Their "home" games are mostly played at the middle school, but more effort actually goes into those than a road trip. For home games the team has to load up all the equipment - basketballs, water bottles, towels, uniforms, chairs, etc. - and arrive well before tipoff so the coaches can sweep the floor and prepare the gym for the game. Once the game ends it's another two-hour ordeal to clean up the gym and reload everything to go back to the high school.

"We've had to move wrestling mats out of the way, work around leaky roofs, forgotten basketballs or water bottles and had to send someone back to the high school for those, and it just seems like there's a new headache every day," said McCowan, who has coached Cleveland for nine years. "It's forced me to become a lot more organized, because we have to coordinate with the girls' teams on who gets to practice where, at what time.

"This has been the craziest thing I've ever been through in my career, because there's not a book on how to deal with it or anybody you can call and ask for advice on when your facility gets torn down. If I've learned anything in the last three years, it's to be flexible."

McCowan was the one who noticed a chunk of cinderblock had broken off behind part of the stands of the 50-year-old Raider Dome in the fall of 2013. Once Cleveland administrators brought in structural engineers to inspect the gym, they were told it was unsafe and the entire facility was condemned.

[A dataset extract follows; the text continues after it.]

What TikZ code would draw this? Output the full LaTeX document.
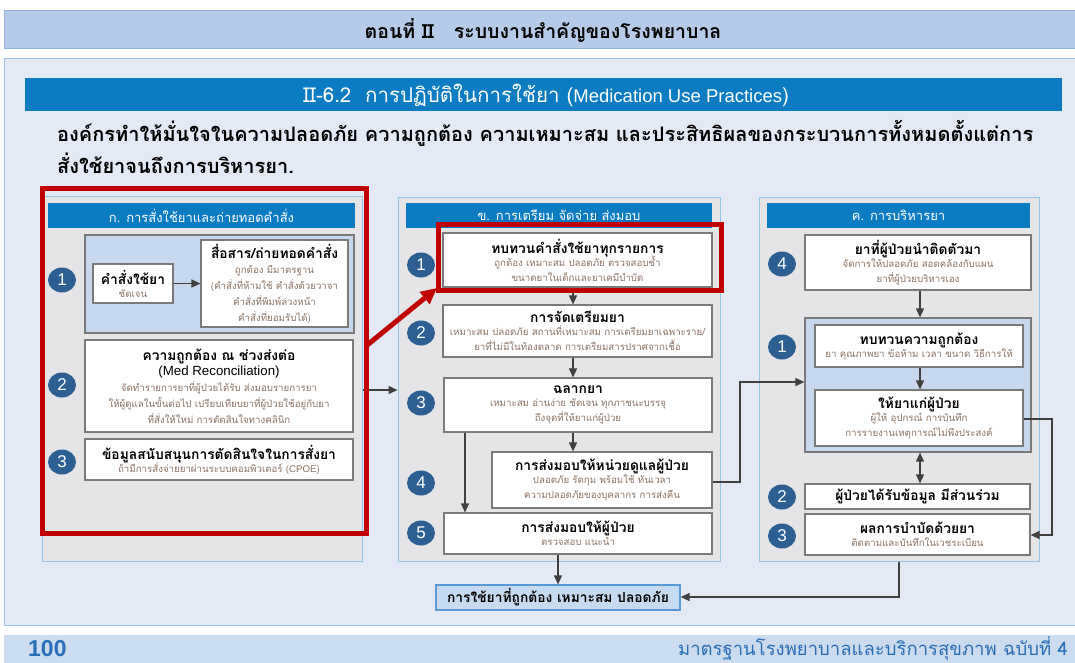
\documentclass[tikz,border=0pt]{standalone}
\usepackage{fontspec}
\setmainfont[Script=Thai]{Loma}
\newfontfamily\arial{Liberation Sans}
\usetikzlibrary{arrows.meta,shapes.geometric}
\definecolor{hdrfill}{HTML}{B6CBE9}
\definecolor{hdrbord}{HTML}{92B4DC}
\definecolor{mainfill}{HTML}{E3EAF6}
\definecolor{mainbord}{HTML}{9CC3E6}
\definecolor{tblue}{HTML}{0B7BC2}
\definecolor{pgray}{HTML}{E5E5E7}
\definecolor{pbord}{HTML}{94C4E8}
\definecolor{sblue}{HTML}{C7D8EE}
\definecolor{bgray}{HTML}{7A7A7A}
\definecolor{cblue}{HTML}{2D5F93}
\definecolor{dtext}{HTML}{8A7262}
\definecolor{redc}{HTML}{C00000}
\definecolor{ffill}{HTML}{C6DBF0}
\definecolor{fbord}{HTML}{5A9BD5}
\definecolor{foot}{HTML}{CBDCF0}
\definecolor{foottxt}{HTML}{2A6EB8}
\definecolor{lgray}{HTML}{404040}
\newcommand{\ttl}[1]{{\bfseries\fontsize{13.8}{16}\selectfont #1}}
\newcommand{\dsc}[1]{{\color{dtext}#1}}
\tikzset{
  panel/.style={draw=pbord, fill=pgray, line width=1pt, inner sep=0},
  hdr/.style={fill=tblue, text=white, inner sep=0, font=\fontsize{13}{14}\selectfont},
  box/.style={draw=bgray, fill=white, line width=1.2pt, align=center, inner sep=0, font=\fontsize{9.7}{16}\selectfont},
  subp/.style={draw=bgray, fill=sblue, line width=1.2pt, inner sep=0},
  num/.style={ellipse, fill=cblue, text=white, minimum width=28pt, minimum height=25pt, inner sep=0, font=\arial\fontsize{17}{17}\selectfont},
  arr/.style={draw=lgray, line width=1.3pt, -{Triangle[length=9pt,width=8pt]}},
  darr/.style={draw=lgray, line width=1.3pt, {Triangle[length=9pt,width=8pt]}-{Triangle[length=9pt,width=8pt]}},
  redbox/.style={draw=redc, line width=5pt},
  redarr/.style={draw=redc, line width=5pt, -{Triangle[length=16pt,width=15pt]}},
}
\begin{document}
\begin{tikzpicture}[x=1pt,y=-1pt]
\useasboundingbox (0,0) rectangle (1075,662);
\clip (0,0) rectangle (1075,662);
\fill[white] (0,0) rectangle (1075,662);
% top header
\node[draw=hdrbord, fill=hdrfill, line width=1pt, minimum width=1075pt, minimum height=38pt, inner sep=0] (topbar) at (541.5,29) {};
\node[font=\bfseries\fontsize{19.5}{20}\selectfont] (toptxt) at (543,30) {ตอนที่ II \ \ ระบบงานสำคัญของโรงพยาบาล};
% main panel
\node[draw=mainbord, fill=mainfill, line width=1pt, minimum width=1075pt, minimum height=567pt, inner sep=0] (main) at (541.5,341.5) {};
\node[fill=tblue, minimum width=1037pt, minimum height=33pt, inner sep=0] (titlebar) at (543.5,94.5) {};
\node[text=white, font=\fontsize{20.5}{22}\selectfont] (titletxt) at (546,95) {II-6.2\ \ การปฏิบัติในการใช้ยา ({\arial\fontsize{18.5}{19}\selectfont Medication Use Practices})};
\node[anchor=west, font=\bfseries\fontsize{20}{22}\selectfont, inner sep=0] (intro1) at (57,133) {องค์กรทำให้มั่นใจในความปลอดภัย ความถูกต้อง ความเหมาะสม และประสิทธิผลของกระบวนการทั้งหมดตั้งแต่การ};
\node[anchor=west, font=\bfseries\fontsize{20}{22}\selectfont, inner sep=0] (intro2) at (57,163) {สั่งใช้ยาจนถึงการบริหารยา.};
% footer
\node[fill=foot, minimum width=1075pt, minimum height=28pt, inner sep=0] (footer) at (541.5,649) {};
\node[text=foottxt, font=\arial\bfseries\fontsize{23}{24}\selectfont, anchor=west, inner sep=0] (pageno) at (28,649) {100};
\node[text=foottxt, font=\fontsize{18.5}{20}\selectfont, anchor=base east, inner sep=0] (foottext) at (1068,655) {มาตรฐานโรงพยาบาลและบริการสุขภาพ ฉบับที่ 4};

% ===== Left column =====
\node[panel, minimum width=320pt, minimum height=365pt] (lpanel) at (202,378.5) {};
\node[hdr, minimum width=307pt, minimum height=25pt] (lhdr) at (201.5,215.5) {ก. การสั่งใช้ยาและถ่ายทอดคำสั่ง};
\node[subp, minimum width=269pt, minimum height=98pt] (lsub) at (219.5,284) {};
\node[box, minimum width=80pt, minimum height=39pt] (lorder) at (133,283.5) {\ttl{คำสั่งใช้ยา}\\[-3pt]\dsc{ชัดเจน}};
\node[box, minimum width=147pt, minimum height=87pt] (lcomm) at (274.5,283.5) {\ttl{สื่อสาร/ถ่ายทอดคำสั่ง}\\[-1pt]\dsc{ถูกต้อง มีมาตรฐาน}\\\dsc{(คำสั่งที่ห้ามใช้ คำสั่งด้วยวาจา}\\\dsc{คำสั่งที่พิมพ์ล่วงหน้า}\\\dsc{คำสั่งที่ยอมรับได้)}};
\node[box, minimum width=268pt, minimum height=92pt] (l2) at (219,386) {\ttl{ความถูกต้อง ณ ช่วงส่งต่อ}\\[-1pt]{\arial\fontsize{13.3}{14}\selectfont (Med Reconciliation)}\\\dsc{จัดทำรายการยาที่ผู้ป่วยได้รับ ส่งมอบรายการยา}\\\dsc{ให้ผู้ดูแลในขั้นต่อไป เปรียบเทียบยาที่ผู้ป่วยใช้อยู่กับยา}\\\dsc{ที่สั่งให้ใหม่ การตัดสินใจทางคลินิก}};
\node[box, minimum width=268pt, minimum height=41pt] (l3) at (219,459.5) {\ttl{ข้อมูลสนับสนุนการตัดสินใจในการสั่งยา}\\[-3pt]\dsc{ถ้ามีการสั่งจ่ายยาผ่านระบบคอมพิวเตอร์ ({\arial CPOE})}};
\node[num] (ln1) at (62,280) {1};
\node[num] (ln2) at (62,385) {2};
\node[num] (ln3) at (62,462) {3};
\draw[arr] (lorder) -- (lcomm);

% ===== Middle column =====
\node[panel, minimum width=322pt, minimum height=364pt] (mpanel) at (559,379) {};
\node[hdr, minimum width=306pt, minimum height=25pt] (mhdr) at (559,215.5) {ข. การเตรียม จัดจ่าย ส่งมอบ};
\node[box, minimum width=269pt, minimum height=54pt] (m1) at (577.5,260) {\ttl{ทบทวนคำสั่งใช้ยาทุกรายการ}\\[-3pt]\dsc{ถูกต้อง เหมาะสม ปลอดภัย ตรวจสอบซ้ำ}\\[-1pt]\dsc{ขนาดยาในเด็กและยาเคมีบำบัด}};
\node[box, minimum width=269pt, minimum height=52pt] (m2) at (577.5,331) {\ttl{การจัดเตรียมยา}\\[-3pt]\dsc{เหมาะสม ปลอดภัย สถานที่เหมาะสม การเตรียมยาเฉพาะราย/}\\[-1pt]\dsc{ยาที่ไม่มีในท้องตลาด การเตรียมสารปราศจากเชื้อ}};
\node[box, minimum width=268pt, minimum height=54pt] (m3) at (578,405) {\ttl{ฉลากยา}\\[-3pt]\dsc{เหมาะสม อ่านง่าย ชัดเจน ทุกภาชนะบรรจุ}\\[-1pt]\dsc{ถึงจุดที่ให้ยาแก่ผู้ป่วย}};
\node[box, minimum width=220pt, minimum height=56pt] (m4) at (602,480) {\ttl{การส่งมอบให้หน่วยดูแลผู้ป่วย}\\[-3pt]\dsc{ปลอดภัย รัดกุม พร้อมใช้ ทันเวลา}\\[-1pt]\dsc{ความปลอดภัยของบุคลากร การส่งคืน}};
\node[box, minimum width=268pt, minimum height=41pt] (m5) at (578,533.5) {\ttl{การส่งมอบให้ผู้ป่วย}\\[-3pt]\dsc{ตรวจสอบ แนะนำ}};
\node[num] (mn1) at (421,265) {1};
\node[num] (mn2) at (421,333) {2};
\node[num] (mn3) at (421,403) {3};
\node[num] (mn4) at (421,483) {4};
\node[num] (mn5) at (421,533) {5};
\node[draw=fbord, fill=ffill, line width=1.2pt, minimum width=244pt, minimum height=25pt, inner sep=0] (final) at (558,597.5) {\ttl{การใช้ยาที่ถูกต้อง เหมาะสม ปลอดภัย}};
\draw[arr] ([xshift=-4.5pt]m1.south) -- ([xshift=-4.5pt]m2.north);
\draw[arr] ([xshift=-4.5pt]m2.south) -- ([xshift=-5pt]m3.north);
\draw[arr] ([xshift=-5pt]m3.south) -- (m4.north -| {573,0});
\draw[arr] (m3.south -| {465,0}) -- (m5.north -| {465,0});
\draw[arr] (m5.south -| final.north) -- (final.north);
\draw[arr] (lpanel.east |- {0,390}) -- (mpanel.west |- {0,390});

% ===== Right column =====
\node[panel, minimum width=280pt, minimum height=364pt] (rpanel) at (899,379) {};
\node[hdr, minimum width=263pt, minimum height=25pt] (rhdr) at (898.5,215.5) {ค. การบริหารยา};
\node[box, minimum width=226pt, minimum height=55pt] (r4) at (918,262.5) {\ttl{ยาที่ผู้ป่วยนำติดตัวมา}\\[-3pt]\dsc{จัดการให้ปลอดภัย สอดคล้องกับแผน}\\[-1pt]\dsc{ยาที่ผู้ป่วยบริหารเอง}};
\node[subp, minimum width=226pt, minimum height=134pt] (rsub) at (918,385) {};
\node[box, minimum width=208pt, minimum height=42pt] (r1) at (919,346) {\ttl{ทบทวนความถูกต้อง}\\[-3pt]\dsc{ยา คุณภาพยา ข้อห้าม เวลา ขนาด วิธีการให้}};
\node[box, minimum width=208pt, minimum height=56pt] (rgive) at (919,418) {\ttl{ให้ยาแก่ผู้ป่วย}\\[-3pt]\dsc{ผู้ให้ อุปกรณ์ การบันทึก}\\[-1pt]\dsc{การรายงานเหตุการณ์ไม่พึงประสงค์}};
\node[box, minimum width=225pt, minimum height=25pt] (r2) at (917.5,496.5) {\ttl{ผู้ป่วยได้รับข้อมูล มีส่วนร่วม}};
\node[box, minimum width=225pt, minimum height=41pt] (r3) at (917.5,534.5) {\ttl{ผลการบำบัดด้วยยา}\\[-3pt]\dsc{ติดตามและบันทึกในเวชระเบียน}};
\node[num] (rn4) at (782,264) {4};
\node[num] (rn1) at (782,347) {1};
\node[num] (rn2) at (782,497) {2};
\node[num] (rn3) at (782,536) {3};
\draw[arr] (r4.south -| {920,0}) -- (rsub.north -| {920,0});
\draw[arr] (r1.south -| {920,0}) -- (rgive.north -| {920,0});
\draw[darr] (rsub.south -| {920,0}) -- (r2.north -| {920,0});
\coordinate (c1) at (740,482);
\draw[arr] (m4.east |- c1) -- (c1) -- (740,382) -- (rsub.west |- {0,382});
\coordinate (c2) at (1052,419);
\draw[arr] (rgive.east |- c2) -- (c2) -- (1052,535) -- (r3.east |- {0,535});
\coordinate (c3) at (899,597);
\draw[arr] (rpanel.south -| c3) -- (c3) -- (final.east |- c3);

% ===== red highlights =====
\draw[redbox] (42,188) rectangle (366,533);
\draw[redbox] (438,224) rectangle (721,290);
\coordinate (rs) at (366,346);
\coordinate (re) at (437,288);
\draw[redarr] (rs) -- (re);
\end{tikzpicture}
\end{document}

The Raider Dome was built to house 700, but Cleveland High's enrollment currently stands around 1,400, so the school was already in dire need of a new facility even before the old one began to crumble.

When construction is completed on the nearly 60,000-square-foot Raider Arena in April, it will seat around 2,700 with plenty of extra space for an overflow crowd along the walking track that encircles the upper level. Not only will the new arena have a college-level 94-foot floor, but when the bleachers are pushed back against the wall, it will open up enough space for two 94-foot practice floors. The new facility also will house six classrooms with glass walls that look out over the gym, a weight facility, six boys' and girls' locker rooms complete with team meeting rooms, a joint laundry room, offices for physical education teachers and coaches, a state-of-the-art sound system and a large center-hung scoreboard.

"It's been difficult - to get your stuff together and have to move around for practices - plus we don't really have any kind of home-court advantage because we don't have a home," said Lady Raiders senior Shawnia Anderson. "It was heartbreaking to be told the new arena wouldn't be finished in time for us seniors to play in it. I'm a little jealous, honestly, about the underclassmen getting to play in it next year.

"I've walked in there and (Raider Arena) is going to be amazing. But there's a part of me that's sad about the old Raider Dome having to be torn down, too. Everybody around here played in that gym at some point, so we all have a lot of great memories of it."